The contract, which was for 741,000 euros (around a million US dollars) which can be seen in full here, promises:
“FBC will .. provide a team of media and public affairs specialists to assist with the placement of interviews on and around summits, bi lateral meetings and events as agreed…During the Term, FBC shall produce three stories highlighting various aspects of SISF. These will be at the rate of one every six months. These stories shall be suitable for insertion into ‘World Business’ (the “Programme”) which runs on CNBC Europe, CNBC Asia, Al Arabiya and PBS. Each Story shall run between four and five minutes.”
While it is maintained that the items will be “balanced” and “include opposing views on the issues”, it makes clear that FBC Media will retain “editorial control” over the programmes that it is making for its client!
We continue to question whether CNN thinks it is acceptable to maintain an anchorman who has been prepared to covertly promote paying PR clients on programmes for which his company held editorial responsibility?
And in the latest document to come into our hands we have evidence that Defterios was engaged in personally promoting FBC’s PR services to the US top company Microsoft for a series of TV slots in 2004.
Under the title Group Vice President, Content – FBC Defterios sent a pitch to Microsoft’s senior communications managers, Claudia Toth and Derrick Fennell offering guaranteed slots on CNBC’s flagship programme World Business.
At the time Defterios was also himself presenting the show, which he continued to do until he re-joined CNN as the anchor of Market Place Middle East in 2007.
The pitch, which was taken up by the computer giant, included a ‘guaranteed distribution placement’ on World Business of a favourable film “utilising the opening of Microsoft’s research and development facility in Aachen”. The purpose of the film is described as highlighting “Microsoft as an innovator and creator, not an acquirer of companies and facilities” and “framing Microsoft as a leader of innovation and job creation on the Continent [Europe].
The proposed promotional film duly appeared on the World Business show. The full pitch to Microsoft can we viewed here and the film about Aachen can be seen via this link.
Other corporate clients
Another document in the possession of Sarawak Report is an FBC Media presentation called ‘Corporate Case Studies’. This lists other major US corporations and multi-nationals, which paid for the same “guaranteed” coverage. These include American Express; Cisco Systems; Sime Darby; Hewlett Packard; Eni and Manpower.

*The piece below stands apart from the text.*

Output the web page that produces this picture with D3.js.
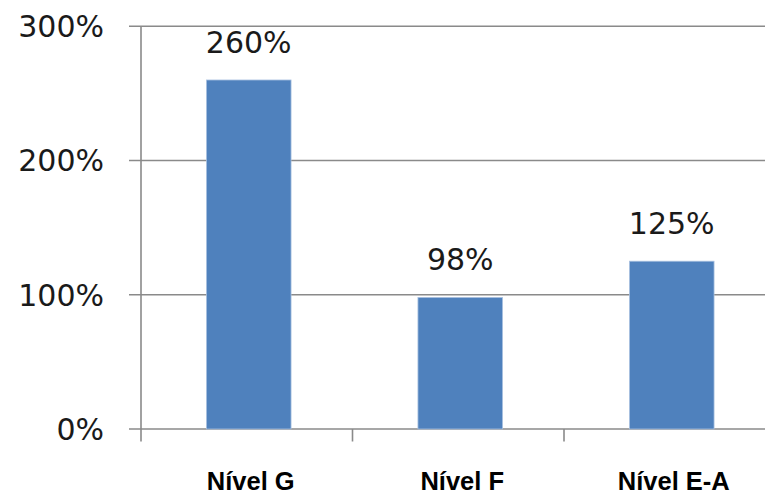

All of these companies appear to have knowingly entered arrangements with FBC Media where they paid for promotional films to be aired on a supposedly objective business show.
Now that FBC’s hired blogger Josh Trevino has been forced to detail his role in FBC’s activities to the US authorities it is surely time that this under-reported story gets taken up in the US media, which so far has failed to inform the public of the extent to which trusted programmes had been allowed by broadcasters to fall into the hands of secret sponsors.
It is time questions were asked of the players in this scandal, including John Defterios, CNBC and CNN and FBC’s major corporate clients to prevent a reply of this scandal of deceptions.